Sebelumnya, Kementerian Energi Sumber Daya Mineral (ESDM) optimistis kebijakan baru pada sektor hulu minyak dan gas bumi (migas), dengan membuka data wilayah kerja migas akan ‎menarik investasi.

Wakil Menteri ESDM Arcandra Tahar mengatakan, saat ini pemerintah menggunakan strategi membuka data wilayah kerja migas untuk menggaet penanam modal. Hal ini diyakini dapat menarik minat untuk mencari migas di Indonesia.

"Investment strategi dari yang mau investasi. Apakah blok yang ditawarkan menarik atau tidak. Menariknya itu dari segi datanya," kata Arcandra.

Menurut dia, hal yang mempengaruhi minat penanam modal bukan iklim investasi, tetapi aksi pemerintah dalam mengakomodir kebutuhan investor‎. Membuka data migas merupakan salah satu aksi yang diyakini dapat menarik minat investasi.

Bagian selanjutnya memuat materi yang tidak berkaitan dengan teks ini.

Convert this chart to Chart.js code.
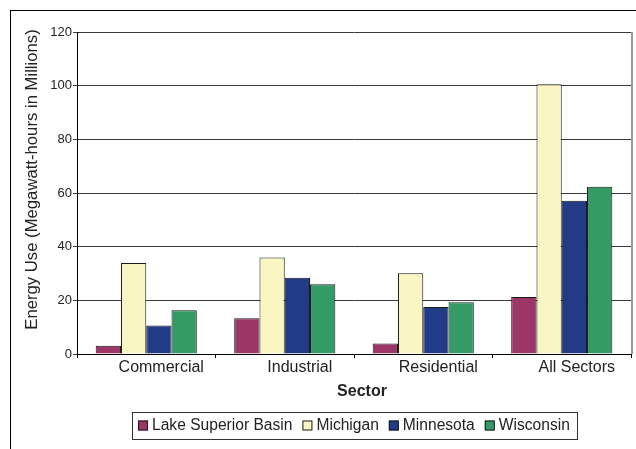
<!DOCTYPE html>
<html><head><meta charset="utf-8">
<script src="https://cdn.jsdelivr.net/npm/chart.js@4"></script>
<style>html,body{margin:0;padding:0;background:#fff}</style>
</head><body>
<canvas id="c" width="636" height="449"></canvas>
<script>
const categories = ['Commercial', 'Industrial', 'Residential', 'All Sectors'];
const seriesNames = ['Lake Superior Basin', 'Michigan', 'Minnesota', 'Wisconsin'];
const lakeSuperior = [3.1, 13.3, 3.9, 21.2];
const michigan = [33.9, 36.0, 30.1, 100.5];
const minnesota = [10.6, 28.4, 17.5, 57.1];
const wisconsin = [16.3, 26.0, 19.3, 62.3];
const yTicks = [0, 20, 40, 60, 80, 100, 120];
const yTitle = 'Energy Use (Megawatt-hours in Millions)';
const xTitle = 'Sector';

const FAM = '"Liberation Sans", Arial, Helvetica, sans-serif';

const decor = {
  id: 'decor',
  beforeDraw(chart) {
    const ctx = chart.ctx;
    ctx.save();
    ctx.fillStyle = '#fff';
    ctx.fillRect(0, 0, chart.width, chart.height);
    ctx.restore();
  },
  afterDraw(chart) {
    const ctx = chart.ctx;
    const a = chart.chartArea;
    ctx.save();
    // outer frame
    ctx.strokeStyle = '#000';
    ctx.lineWidth = 1;
    ctx.strokeRect(10.5, 10.5, chart.width + 20, chart.height + 20);
    // right edge of plot area
    ctx.strokeStyle = '#999';
    ctx.lineWidth = 2;
    ctx.beginPath();
    ctx.moveTo(a.right + 1, a.top);
    ctx.lineTo(a.right + 1, a.bottom);
    ctx.stroke();
    // axis titles
    ctx.fillStyle = '#222';
    ctx.textAlign = 'center';
    ctx.textBaseline = 'middle';
    ctx.font = '16.7px ' + FAM;
    ctx.save();
    ctx.translate(a.left - 45, (a.top + a.bottom) / 2 - 13.5);
    ctx.rotate(-Math.PI / 2);
    ctx.fillText(yTitle, 0, 0);
    ctx.restore();
    ctx.font = 'bold 16px ' + FAM;
    ctx.fillText(xTitle, (a.left + a.right) / 2 + 8, 392);
    // legend
    const ds = chart.data.datasets;
    ctx.font = '15.6px ' + FAM;
    const box = 10, gapText = 4, gapItem = 10;
    const widths = ds.map(d => ctx.measureText(d.label).width);
    const total = widths.reduce((s, w) => s + w + box + gapText, 0) + gapItem * (ds.length - 1);
    const cy = 425.5;
    let x = Math.round((a.left + a.right) / 2 - total / 2);
    const startX = x;
    ctx.textAlign = 'left';
    ds.forEach((d, i) => {
      ctx.fillStyle = d.backgroundColor;
      ctx.fillRect(x, cy - 5, box, box);
      ctx.strokeStyle = '#1a1a1a';
      ctx.lineWidth = 1;
      ctx.strokeRect(x + 0.5, cy - 4.5, box - 1, box - 1);
      ctx.fillStyle = '#222';
      ctx.fillText(d.label, x + box + gapText, cy + 0.5);
      x += box + gapText + widths[i] + gapItem;
    });
    const endX = x - gapItem;
    ctx.strokeStyle = '#333';
    ctx.lineWidth = 1;
    ctx.strokeRect(startX - 6 + 0.5, 412.5, Math.round(endX - startX + 13), 27);
    ctx.restore();
  }
};

new Chart(document.getElementById('c'), {
  type: 'bar',
  data: {
    labels: categories,
    datasets: [
      { label: seriesNames[0], data: lakeSuperior, backgroundColor: '#9B3667', borderColor: '#1a1a1a', borderWidth: 1 },
      { label: seriesNames[1], data: michigan, backgroundColor: '#FAF6C3', borderColor: '#1a1a1a', borderWidth: 1 },
      { label: seriesNames[2], data: minnesota, backgroundColor: '#213B87', borderColor: '#1a1a1a', borderWidth: 1 },
      { label: seriesNames[3], data: wisconsin, backgroundColor: '#349B66', borderColor: '#1a1a1a', borderWidth: 1 }
    ]
  },
  options: {
    responsive: false,
    animation: false,
    devicePixelRatio: 1,
    layout: { padding: { left: 10, top: 32, right: 5, bottom: 37 } },
    datasets: { bar: { barPercentage: 1, categoryPercentage: 0.73 } },
    plugins: {
      legend: { display: false },
      tooltip: { enabled: false },
      title: { display: false }
    },
    scales: {
      x: {
        grid: { display: true, drawOnChartArea: false, drawTicks: true, tickLength: 4, color: '#000', offset: true },
        border: { color: '#000', width: 1 },
        ticks: { color: '#222', font: { size: 16, family: FAM }, labelOffset: 15, padding: 0, maxRotation: 0, autoSkip: false },
        afterFit(s) { s.height = 58; }
      },
      y: {
        min: 0, max: 120,
        afterBuildTicks(s) { s.ticks = yTicks.map(v => ({ value: v })); },
        ticks: { color: '#222', font: { size: 13, family: FAM }, padding: 1 },
        grid: { color: '#3a3a3a', tickLength: 4, lineWidth: 1 },
        border: { color: '#000', width: 1 },
        afterFit(s) { s.width = 67; }
      }
    }
  },
  plugins: [decor]
});
</script>
</body></html>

"Kita buka sekarang, apalagi yang butuhkan. Jadi bukan Iklim investasinya, ada kombinasi antara investor strategi ke depan akan seperti apa," jelas dia.

Lembaga pemeringkat internasional Standard & Poors (S&P) menaikkan peringkat Indonesia menjadi layak investasi atau Investment Grade. Kenaikan peringkat oleh S&P ini mengikuti apa yang telah dilakukan oleh dua perusahaan pemeringkat internasional lainnya pada tahun lalu.

Sebelumnya dua lembaga pemeringkat internasional Moody’s Investors Service dan Fitch Ratings memberikan penilaian positif terhadap utang Indonesia. Dengan kenaikan peringkat menjadi layak investasi ini maka akan membuka jalan bagi masuknya aliran dana asing sehingga mendorong Indonesia menjadi negara dengan ekonomi terbesar di Asia Tenggara.

Dilansir dari Bloomberg, akhir pekan lalu, peringkat surat utang pemerintah (sovereign) Indonesia diangkat dari BB+ menjadi BBB-. S&P juga melaporkan bahwaoutlook diubah menjadi stabil.

Goldman Sachs Group Inc. mengatakan, peningkatan peringkat ini dapat meningkatkan daya tarik aset Indonesia di antara investor institusi konservatif Jepang dan membantu menarik dana sebanyak US$ 5 miliar.

S&P memang sedikit lambat memberi perubahan peringkat Indonesia karena kekhawatiran pertumbuhan dan meningkatnya kredit macet.

Namun, S&P menilai momentum dalam ekonomi Indonesia telah meningkat tahun ini karena ekspor kembali pulih, dimana Dana Moneter Internasional (IMF) memperkirakan pertumbuhan ekonomi Indonesia akan berada di angka 5,1 persen pada 2017.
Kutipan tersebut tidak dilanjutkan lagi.